Abrindo o ciclo de conferências da 33ª edição do Curso para os Bispos do Brasil, que trabalha com a temática Antropologia integral e a crise da cultura atual, o prefeito do Dicastério para a cultura e a educação, Cardeal José Tolentino Mendonça, apresentou nesta manhã de terça-feira (23), para um auditório repleto de bispos de todo o Brasil, a conferência Mudança de época: crise e oportunidade para o Evangelho.
Eduardo Silva – Arquidiocese do Rio de Janeiro
O cardeal iniciou a primeira das suas duas conferências nesta edição do curso chamando atenção para a diferença entre tecnologia e tecnocracia. Enquanto aquela seria um exercício humano da técnica guiado ainda pelo conhecimento científico, esta seria o poder que a tecnologia hoje exerce sobre o Ser Humano e onde conhecimento científico não é só o motor externo do desenvolvimento técnico, mas torna-se uma função intrínseca da própria tecnologia.
A partir dessas definições, dom José Tolentino desenvolveu uma intensa reflexão acerca da metamorfose progressiva da condição humana que, no mundo contemporâneo, a partir da evolução científica, se mistura com as máquinas e com os mecanismos da tecnologia da informação.
33ª edição do Curso para os Bispos do Brasil
33ª edição do Curso para os Bispos do Brasil
“No horizonte do transhumanismo”, destacou dom Tolentino, “pela primeira vez na história da humanidade, a biologia passa a interagir intimamente com a tecnologia, propondo-se como um corretor da biografia humana. O transhumanismo pretende ser uma versão melhorada do corpo humano introduzindo ajudas que já não são externas, mas internas. O ser humano renuncia a ser o seu próprio corpo limitando-se a ter um corpo.”

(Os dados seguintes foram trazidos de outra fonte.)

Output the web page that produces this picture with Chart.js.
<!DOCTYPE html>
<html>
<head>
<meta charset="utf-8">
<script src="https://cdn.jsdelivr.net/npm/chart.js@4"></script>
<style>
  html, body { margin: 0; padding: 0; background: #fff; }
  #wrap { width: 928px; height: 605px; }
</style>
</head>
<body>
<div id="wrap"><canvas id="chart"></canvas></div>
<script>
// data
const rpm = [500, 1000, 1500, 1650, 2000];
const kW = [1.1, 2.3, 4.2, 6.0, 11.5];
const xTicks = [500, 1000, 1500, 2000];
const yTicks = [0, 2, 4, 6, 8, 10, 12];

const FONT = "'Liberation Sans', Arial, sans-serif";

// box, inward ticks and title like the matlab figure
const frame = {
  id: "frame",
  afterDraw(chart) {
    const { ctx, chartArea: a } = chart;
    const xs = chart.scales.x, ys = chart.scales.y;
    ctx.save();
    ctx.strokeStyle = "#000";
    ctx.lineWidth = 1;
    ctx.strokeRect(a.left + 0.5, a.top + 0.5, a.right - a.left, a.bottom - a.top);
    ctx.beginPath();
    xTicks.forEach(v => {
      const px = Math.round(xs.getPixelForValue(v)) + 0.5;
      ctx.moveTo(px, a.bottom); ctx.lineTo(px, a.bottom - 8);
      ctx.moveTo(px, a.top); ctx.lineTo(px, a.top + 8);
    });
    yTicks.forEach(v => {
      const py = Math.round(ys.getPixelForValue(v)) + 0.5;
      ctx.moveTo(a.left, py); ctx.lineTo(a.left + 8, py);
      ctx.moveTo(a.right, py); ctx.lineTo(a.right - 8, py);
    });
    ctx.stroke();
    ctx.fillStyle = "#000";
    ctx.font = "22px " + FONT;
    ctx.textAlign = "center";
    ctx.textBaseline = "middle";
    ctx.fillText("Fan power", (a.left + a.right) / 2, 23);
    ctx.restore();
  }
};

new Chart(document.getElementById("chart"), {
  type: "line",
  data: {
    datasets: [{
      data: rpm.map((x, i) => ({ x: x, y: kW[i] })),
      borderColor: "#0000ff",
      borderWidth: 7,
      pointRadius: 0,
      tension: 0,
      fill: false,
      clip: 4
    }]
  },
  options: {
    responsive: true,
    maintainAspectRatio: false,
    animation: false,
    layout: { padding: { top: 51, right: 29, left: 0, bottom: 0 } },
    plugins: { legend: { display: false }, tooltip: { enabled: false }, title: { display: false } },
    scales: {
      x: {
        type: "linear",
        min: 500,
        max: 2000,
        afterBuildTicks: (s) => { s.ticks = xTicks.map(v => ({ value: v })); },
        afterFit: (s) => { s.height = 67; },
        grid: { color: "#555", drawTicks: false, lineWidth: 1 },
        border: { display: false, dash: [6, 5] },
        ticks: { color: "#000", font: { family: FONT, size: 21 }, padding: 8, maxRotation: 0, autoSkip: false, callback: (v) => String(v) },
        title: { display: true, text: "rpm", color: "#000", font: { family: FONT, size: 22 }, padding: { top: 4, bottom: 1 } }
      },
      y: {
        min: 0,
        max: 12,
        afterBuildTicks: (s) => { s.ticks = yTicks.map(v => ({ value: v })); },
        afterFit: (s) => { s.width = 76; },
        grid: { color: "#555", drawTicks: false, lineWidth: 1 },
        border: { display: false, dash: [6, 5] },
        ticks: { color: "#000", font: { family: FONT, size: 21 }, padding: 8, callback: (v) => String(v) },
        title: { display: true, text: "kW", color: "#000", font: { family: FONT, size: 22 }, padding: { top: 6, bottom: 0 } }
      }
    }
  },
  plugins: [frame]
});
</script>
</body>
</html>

33ª edição do Curso para os Bispos do Brasil
33ª edição do Curso para os Bispos do Brasil
Diante do surgimento de novas tecnologias, como a Inteligência Artificial, e do uso imoral que delas pode ser feito, o cardeal recordou o antídoto da “promoção do pensamento crítico” indicado pelo Papa Francisco. “O sentido ‘crítico’ é constitutivo da fé cristã”, recordou o prelado. “Na verdade, a crise reside no cromossoma do Cristianismo. Foi – já há dois mil anos – não apenas um espectador, mas a causa do declínio do mundo antigo: a primeira grande mudança de época que o próprio Cristianismo começou. A partir desse momento, a crise nunca mais deixou de acompanhá-lo, desencadeando uma sucessão de outonos e primaveras. A fé pode entrar em crise, certamente. A era da secularização grita isso sem muita cerimónia. Mas também a fé cristã deve constituir uma causa de crise, e questionar e transformar continuamente os sistemas sociais e culturais onde vive. Se não provoca crise, isto é, se não leva ao discernimento evangélico da realidade, desacelera, e deixa de testemunhar a fala do que está sentado sobre o trono: «Eis que faço novas todas as coisas» (Ap 21:5).”
Se já não vivemos mais numa era de fé homogênea, destaca o cardeal, também já não estamos mais no tempo em que o ateísmo parecia reclamar uma espécie de superioridade cultural. Nesse mundo de possibilidades a redescobrir, será missão da Igreja “privilegiar o exercício do diálogo.”